Thankfully, a modern corporate wiki is searchable, so employees can find information almost instantly.
With Tettra, you can also search for knowledge within Slack. You can just use the /tettra find command to pull up and share knowledge with your colleagues, helping you answer questions that spontaneously crop up throughout the workday.
Search has significantly increased the value of corporate wikis in the business world. Empowering employees to learn on their own and slash the number of questions they ask their managers gives everyone more time in their day to do deep work.
A CORPORATE WIKI DOCUMENTS THE HISTORY OF YOUR ORGANIZATION
Change is the only constant at startups. And a corporate wiki is a living, breathing resource that can evolve with your company, collecting the lessons you’ve learned as you hire new employees and iterate processes.
This documentation process starts when you create new content in your wiki. Creating content from scratch can seem like a daunting task.
Fortunately, most corporate wikis, like Tettra, have templates to expedite the writing process and save time when you draft routine documents, such as an onboarding checklist for a new employee or client.
Corporate wikis can also track the performance of your documents and help you pinpoint your most and least helpful content, just like your blog analytics dashboard. With Tettra, you can see how many people have viewed each document, reacted to them, or commented on them.
You can also use corporate wikis to create an open and transparent company culture by encouraging everyone on the tea to suggest new content. Using Tettra, your team can use a simple form to suggest new content and “assign” it to a specific person who has the appropriate expertise to document it.
Additionally, as your content ages and loses relevance, you can archive it. Archiving irrelevant documents will not only help your employees stay up to date but also enable managers to revisit old ideas and realize how much their company has grown.

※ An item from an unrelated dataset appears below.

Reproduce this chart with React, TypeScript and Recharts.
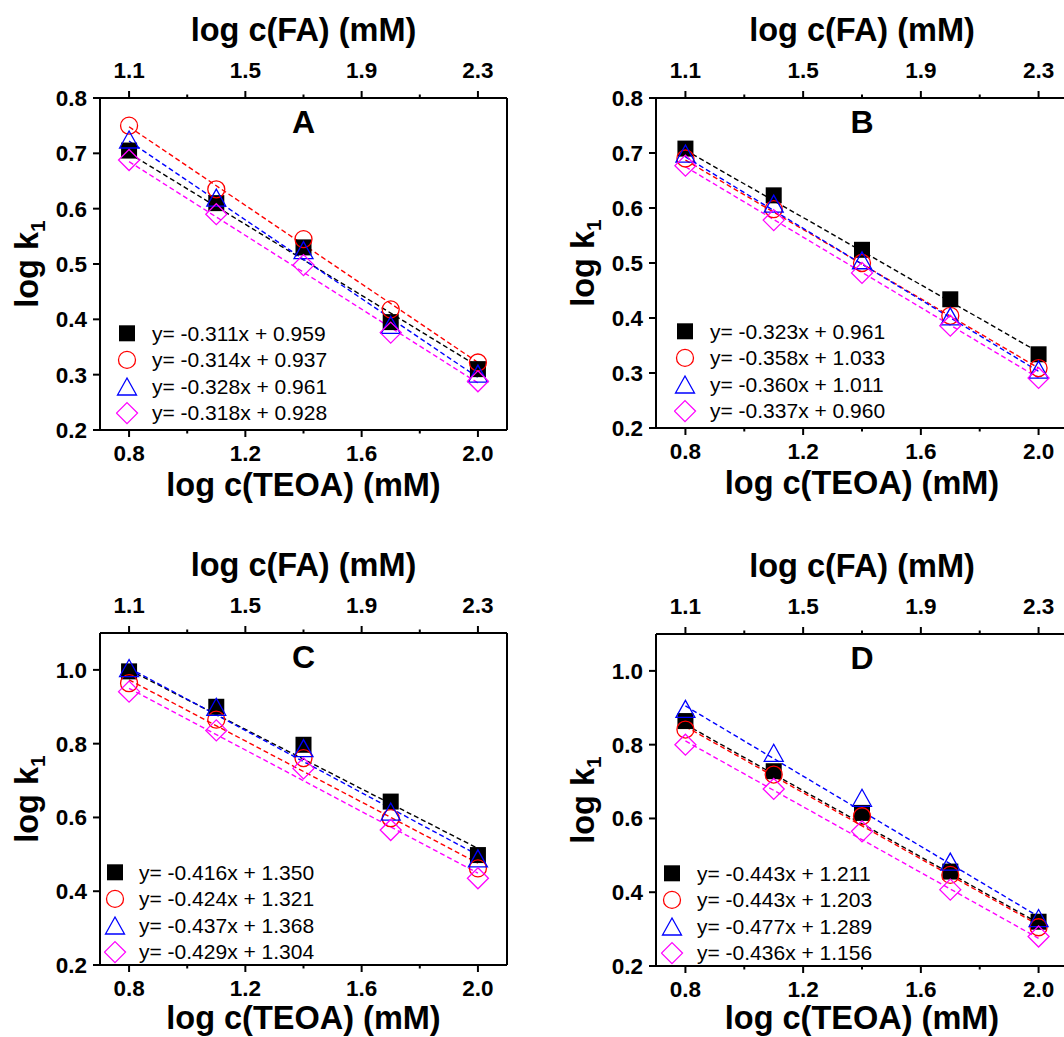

Before you start archiving old documents, though, you may want to appoint a few employees who will make sure nothing gets lost during the process. These “knowledge managers” can act as company historians, where they record old processes and determine which processes worked and which ones didn’t.

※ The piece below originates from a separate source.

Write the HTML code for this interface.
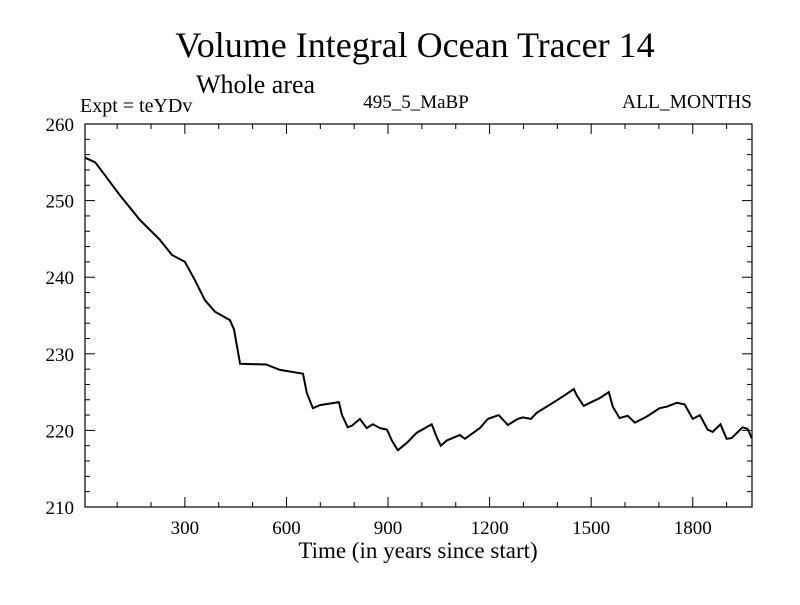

A CORPORATE WIKI SYNCS WITH YOUR EXISTING TOOLS
Most teams have important information scattered across multiple tools. This makes it difficult to find and implement the optimal processes for specific tasks. Luckily, most corporate wikis can integrate with a lot of tools in your tech stack, effectively turning your wiki into a single source of truth for your company.
With Tettra, for instance, there are a number of tools you can hook up to besides Slack, which is mentioned above. One of the most popular and useful integrations is with Google Drive. This integration allows you to import external files to your wiki, search and reference Google Docs directly from a Tettra page, and embed a Google Doc into a Tettra page so you can collaborate on it.
Additionally, Tettra links up to software development platforms such as GitHub. The integration allows you to:
- Pick which GitHub repositories you want your Tettra account to connect to.
- Easily create pages dedicated to each of your software development issues.
- Search for and reference GitHub issues from those Tettra pages.
- Check to see if your issues are open or closed.
The average company with 200-500 employees has approximately 123 SaaS applications in their tech stack. Let your corporate wiki blend them together with ease.
Built for Change
While the term “corporate wiki” may sound like jargon, the truth is, corporate wikis are less “corporate” than ever before. They’re built to support radical transformation within a company, so organizing your wiki now will ensure that you won’t lose valuable information in the future.
New team members will also be more empowered than ever to find the information they need and can even start contributing to the wiki from day one. Managers will have answers at their fingertips and will gain more insight as processes evolve. The best corporate wikis are made for change, and that’s why they’ll always be relevant for companies of any size, in any industry.